Optimize Blog - April 3, 2017 - 0 comments

Service Design is a discipline that is gathering pace and we think it has plenty to offer organizations as they struggle with the dynamic of great customer service and the need to control costs. Let’s face it, great customer service is easy if you have cash to burn but the reality for most of us is that a balance must be struck to ensure sustainability of the business going forward.
Service Design is a strategic tool because it links your strategy to the customer experience. At its most fundamental, the discipline requires that services should and can be designed with as much care as products. This ensures that your customers get the service you want them to experience every time they touch your organization.
The core elements are based on who you are as a company, what your core competencies are and your chosen response to the competitive environment. However, the benefits come to life when you rethink, reimagine and recreate each and every step and aspect of the interaction between your customer and the company regardless of the product being sold, and regardless if a sales transaction even takes place.
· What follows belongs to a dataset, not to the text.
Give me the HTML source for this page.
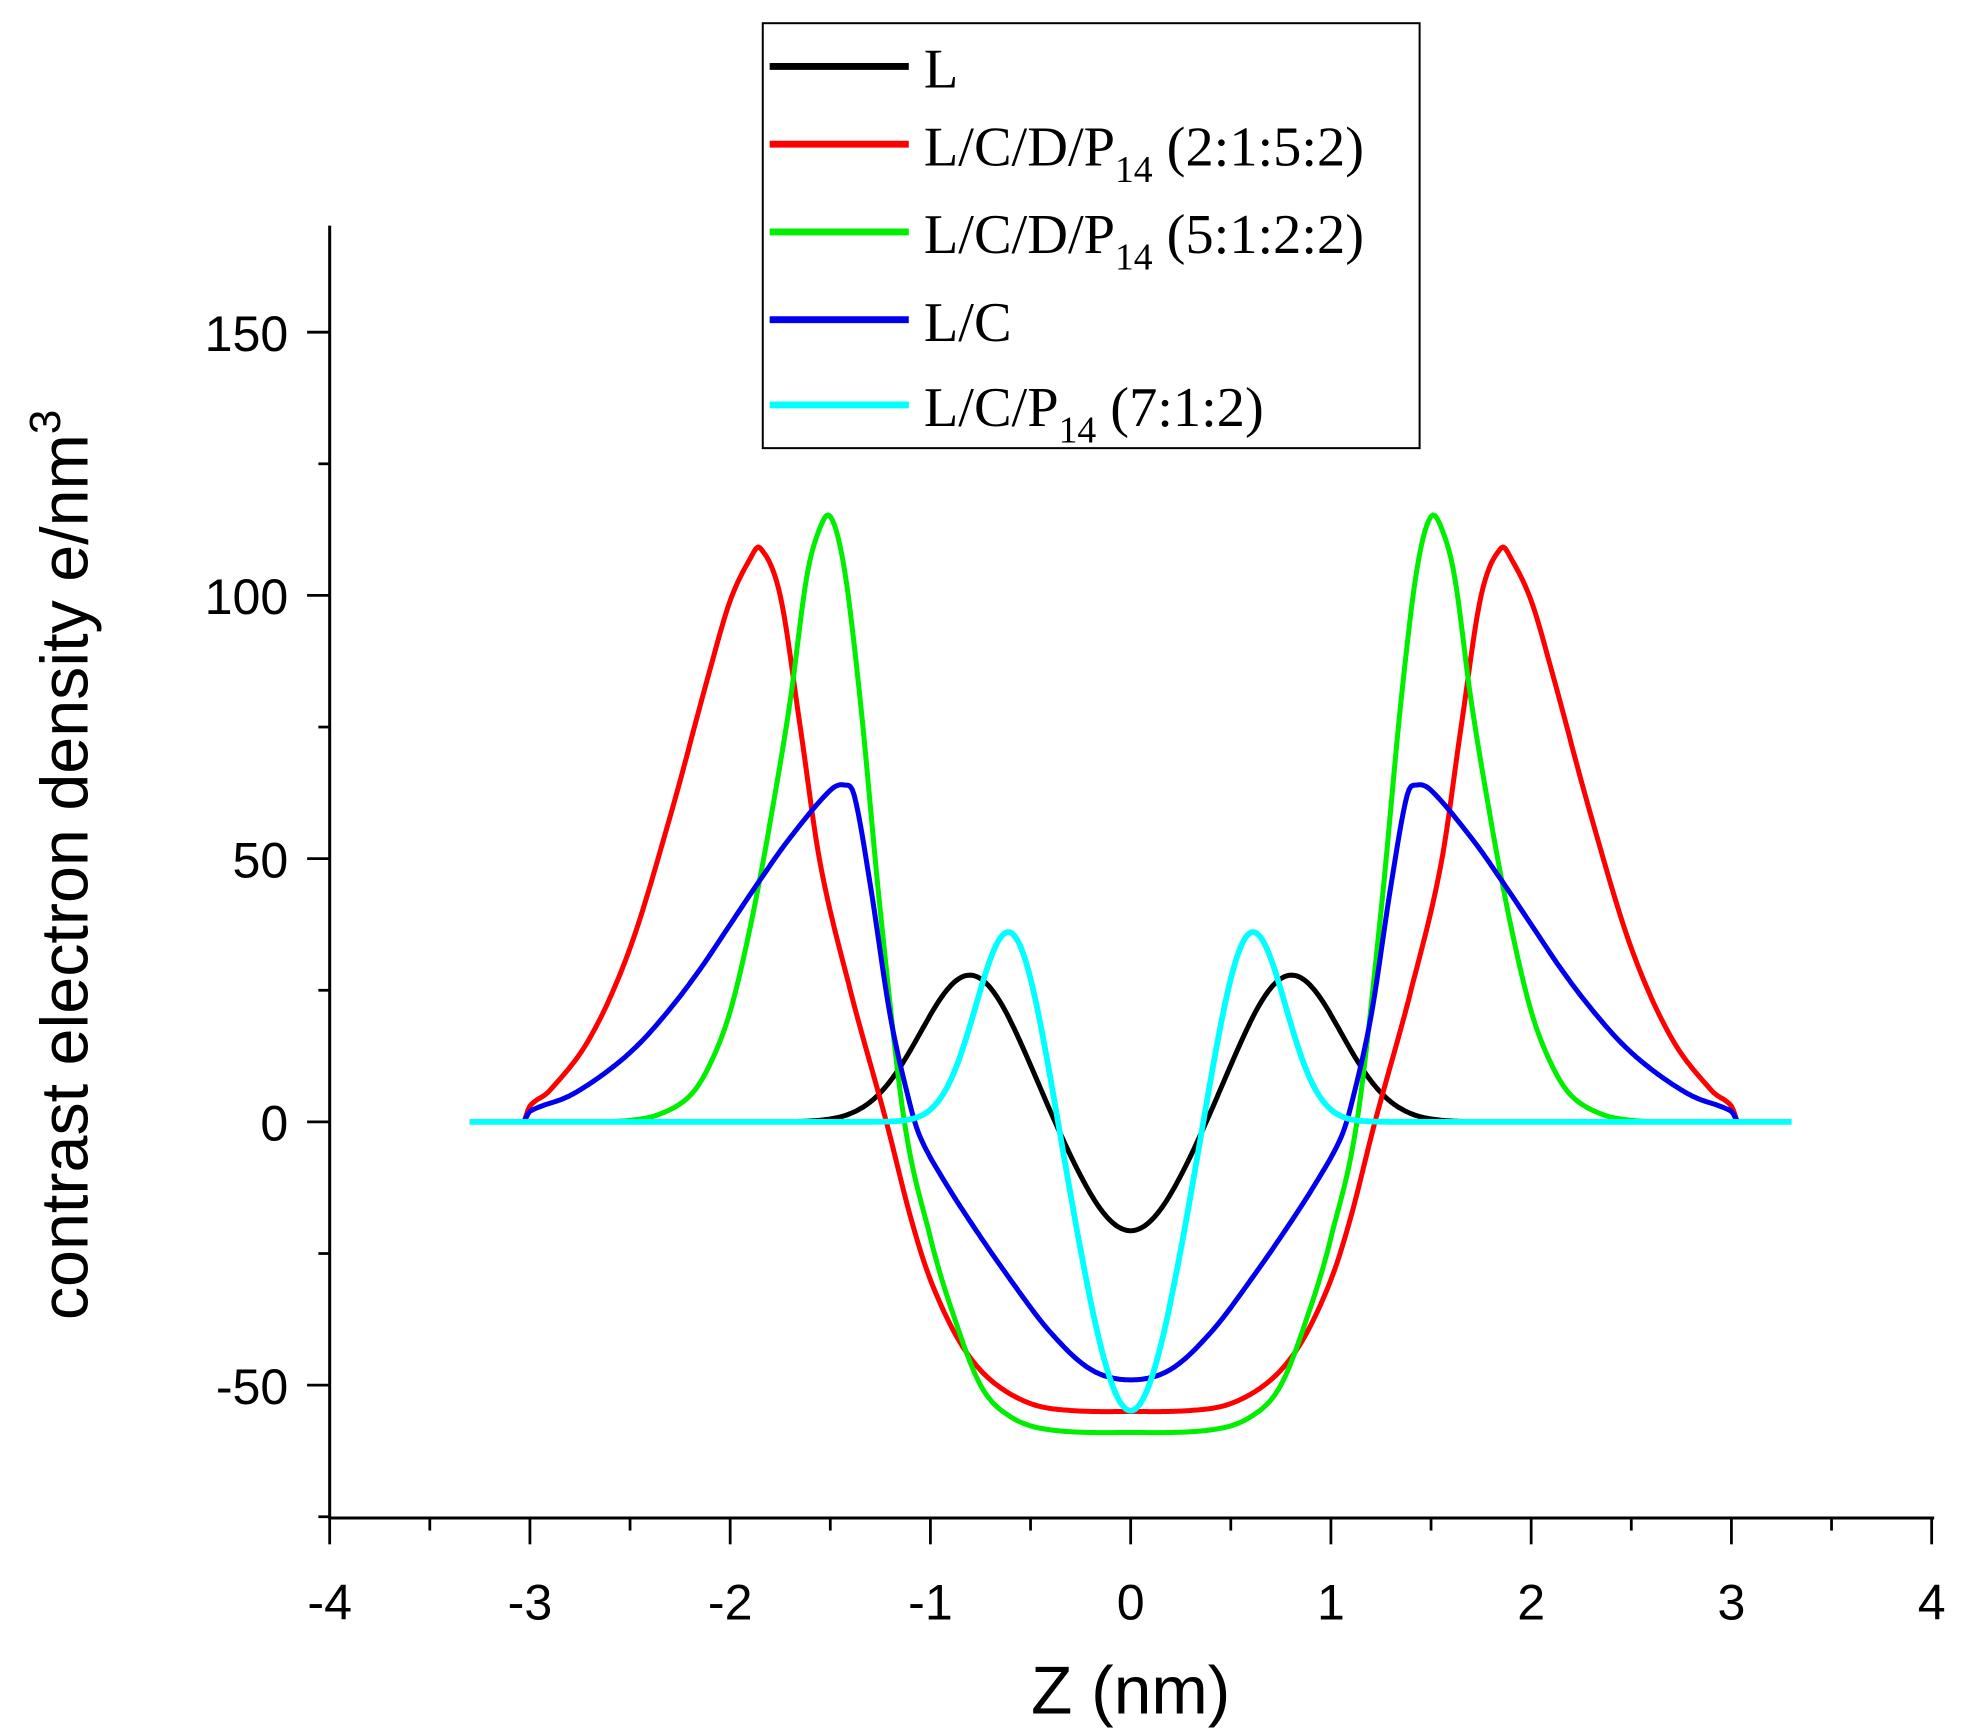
<!DOCTYPE html>
<html><head><meta charset="utf-8"><style>
html,body{margin:0;padding:0;background:#fff;}
svg{display:block;}
</style></head><body>
<svg id="s" width="1962" height="1733" viewBox="0 0 1565.2 1382.5" xmlns="http://www.w3.org/2000/svg">
<rect width="1565.2" height="1382.5" fill="#fff"/>
<g id="curves" fill="none" stroke-width="4" stroke-linejoin="round"></g>
<g stroke="#000" stroke-width="2.4" fill="none">
<line x1="263" y1="180" x2="263" y2="1212"/>
<line x1="262" y1="1211" x2="1543" y2="1211"/>
</g>
<g id="ticks" stroke="#000" stroke-width="2.2"></g>
<g font-family="Liberation Sans, sans-serif" font-size="40" fill="#000" text-anchor="end">
<text x="230" y="280">150</text>
<text x="230" y="490">100</text>
<text x="230" y="700">50</text>
<text x="230" y="910">0</text>
<text x="230" y="1120">-50</text>
</g>
<g id="xl" font-family="Liberation Sans, sans-serif" font-size="40" fill="#000" text-anchor="middle"></g>
<text x="902" y="1367" font-family="Liberation Sans, sans-serif" font-size="54" text-anchor="middle">Z (nm)</text>
<text transform="translate(70,690) rotate(-90)" font-family="Liberation Sans, sans-serif" font-size="53" text-anchor="middle">contrast electron density e/nm<tspan font-size="35" dy="-22">3</tspan></text>
<rect x="608.5" y="18.5" width="524" height="339" fill="#fff" stroke="#000" stroke-width="1.6"/>
<g stroke-width="5.5">
<line x1="614" y1="53" x2="725" y2="53" stroke="#000"/>
<line x1="614" y1="115" x2="725" y2="115" stroke="#ff0000"/>
<line x1="614" y1="185" x2="725" y2="185" stroke="#00ee00"/>
<line x1="614" y1="255" x2="725" y2="255" stroke="#0000ee"/>
<line x1="614" y1="323" x2="725" y2="323" stroke="#00ffff"/>
</g>
<g font-family="Liberation Serif, serif" font-size="45" fill="#000">
<text x="737" y="70">L</text>
<text x="737" y="132">L/C/D/P<tspan font-size="30" dy="13">14</tspan><tspan dy="-13"> (2:1:5:2)</tspan></text>
<text x="737" y="202">L/C/D/P<tspan font-size="30" dy="13">14</tspan><tspan dy="-13"> (5:1:2:2)</tspan></text>
<text x="737" y="272">L/C</text>
<text x="737" y="340">L/C/P<tspan font-size="30" dy="13">14</tspan><tspan dy="-13"> (7:1:2)</tspan></text>
</g>
</svg>
<script>
(function(){
var NS="http://www.w3.org/2000/svg";
function X(z){return 902+z*159.75;}
function Y(v){return 895-v*4.2;}
var t=document.getElementById('ticks'),xl=document.getElementById('xl');
function ln(x1,y1,x2,y2){var l=document.createElementNS(NS,'line');l.setAttribute('x1',x1);l.setAttribute('y1',y1);l.setAttribute('x2',x2);l.setAttribute('y2',y2);t.appendChild(l);}
for(var i=-8;i<=8;i++){var x=X(i/2);ln(x,1211,x,i%2==0?1232:1221);
 if(i%2==0){var tx=document.createElementNS(NS,'text');tx.setAttribute('x',x);tx.setAttribute('y',1292);tx.textContent=String(i/2);xl.appendChild(tx);}}
for(var v=-75;v<=150;v+=25){var y=Y(v);ln(v%50==0?245:254,y,263,y);}
function interp(pts,z){var a=Math.abs(z);if(a>=pts[pts.length-1][0])return pts[pts.length-1][1];
 for(var k=0;k<pts.length-1;k++){if(a>=pts[k][0]&&a<=pts[k+1][0]){
  var p0=pts[Math.max(k-1,0)],p1=pts[k],p2=pts[k+1],p3=pts[Math.min(k+2,pts.length-1)];
  var u=(a-p1[0])/(p2[0]-p1[0]);
  var m1=(p2[1]-p0[1])/(p2[0]-p0[0]||1)*(p2[0]-p1[0]);
  var m2=(p3[1]-p1[1])/(p3[0]-p1[0]||1)*(p2[0]-p1[0]);
  if(k==0)m1=0;
  var u2=u*u,u3=u2*u;
  return (2*u3-3*u2+1)*p1[1]+(u3-2*u2+u)*m1+(-2*u3+3*u2)*p2[1]+(u3-u2)*m2;}}
 return 0;}
function black(z){return 28*(Math.exp(-Math.pow(z-0.8,2)/0.125)+Math.exp(-Math.pow(z+0.8,2)/0.125))-21*Math.exp(-z*z/0.125);}
function cyan(z){return 37.3*(Math.exp(-Math.pow(z-0.6,2)/0.0578)+Math.exp(-Math.pow(z+0.6,2)/0.0578))-55*Math.exp(-z*z/0.0968);}
var red=[[0,-55],[0.3,-54.8],[0.5,-53.5],[0.7,-49],[0.85,-42],[1.0,-30],[1.1,-18],[1.22,0],[1.4,25],[1.55,49],[1.65,75],[1.75,100],[1.85,109],[1.9,107],[2.0,99],[2.1,86],[2.3,58],[2.5,33],[2.7,16],[2.9,6],[3.0,3],[3.03,0]];
var green=[[0,-59],[0.4,-58.5],[0.6,-56],[0.75,-50],[0.9,-35],[1.0,-22],[1.13,0],[1.25,40],[1.35,80],[1.43,105],[1.5,115],[1.56,112],[1.62,103],[1.7,80],[1.8,57],[1.9,37],[2.0,21],[2.1,11],[2.2,5],[2.35,1.5],[2.5,0.3],[2.7,0],[3.3,0]];
var blue=[[0,-49],[0.2,-47],[0.4,-40],[0.6,-30],[0.8,-19],[0.95,-10],[1.05,-3],[1.1,3],[1.2,20],[1.3,45],[1.38,62],[1.43,64],[1.5,63],[1.7,54],[1.85,46],[2.0,37.5],[2.15,29],[2.3,21.5],[2.45,15],[2.6,10],[2.8,5],[3.0,2],[3.03,0]];
var g=document.getElementById('curves');
function draw(f,z0,z1,col,w){var d='';for(var z=z0;z<=z1+1e-9;z+=0.01){d+=(d?'L':'M')+X(z).toFixed(1)+','+Y(f(z)).toFixed(1);}
 var p=document.createElementNS(NS,'path');p.setAttribute('d',d);p.setAttribute('stroke',col);if(w)p.setAttribute('stroke-width',w);g.appendChild(p);}
draw(black,-3.3,3.3,'#000');
draw(function(z){return interp(red,z);},-3.03,3.03,'#ff0000');
draw(function(z){return interp(green,z);},-3.0,3.0,'#00ee00');
draw(function(z){return interp(blue,z);},-3.03,3.03,'#0000ee');
draw(cyan,-3.3,3.3,'#00ffff',4.6);
})();
</script>
</body></html>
Success of Service Design is measured against your ability to delight the customers you have chosen to serve while at the same time advancing your strategic goals.
The three key elements are first, being able to deliver on your customer promise (not just trying to do everything your customers ask). Second it needs the ability to create consistency and third it needs the ability to be proactive and not reactive.
Service Design is about designing the customer journey and great service companies analyze and design every step of the customer journey and specifically every customer touch point because each of these interactions is an opportunity to succeed or fail. However, most companies do not think this way and prefer to ignore the measurement of customer value. This is even more concerning when we consider that it is difficult to think of a transaction between a buyer and a seller that cannot be made more valuable to both parties by improving its design.
Well-designed service is able to succeed on two dimensions simultaneously – technical excellence and the customer experience. The five principles of Service Design are as follows:
• Which customers do you want to serve and which ones you don’t
• Great service should be efficient, effective, error resistant and scalable
• Be predictably excellent – deliver the delight but not the surprise
• Develop a formal mechanism for innovation – don’t leave it to chance
• Be consistent across all channels and delivery mechanisms
The mindset and principles of Service Design are a critical way to improve how services are managed. Too many companies talk a good fight but leave much of it to chance. This is made clear by the daily experiences we all have of underwhelming service interactions.
Once you are able to fully assess how well your customer service addresses the requirements of your customers you can use that assessment to set the priorities for improvement. Service design sees customer satisfaction and cost management as complimentary and not contradictory.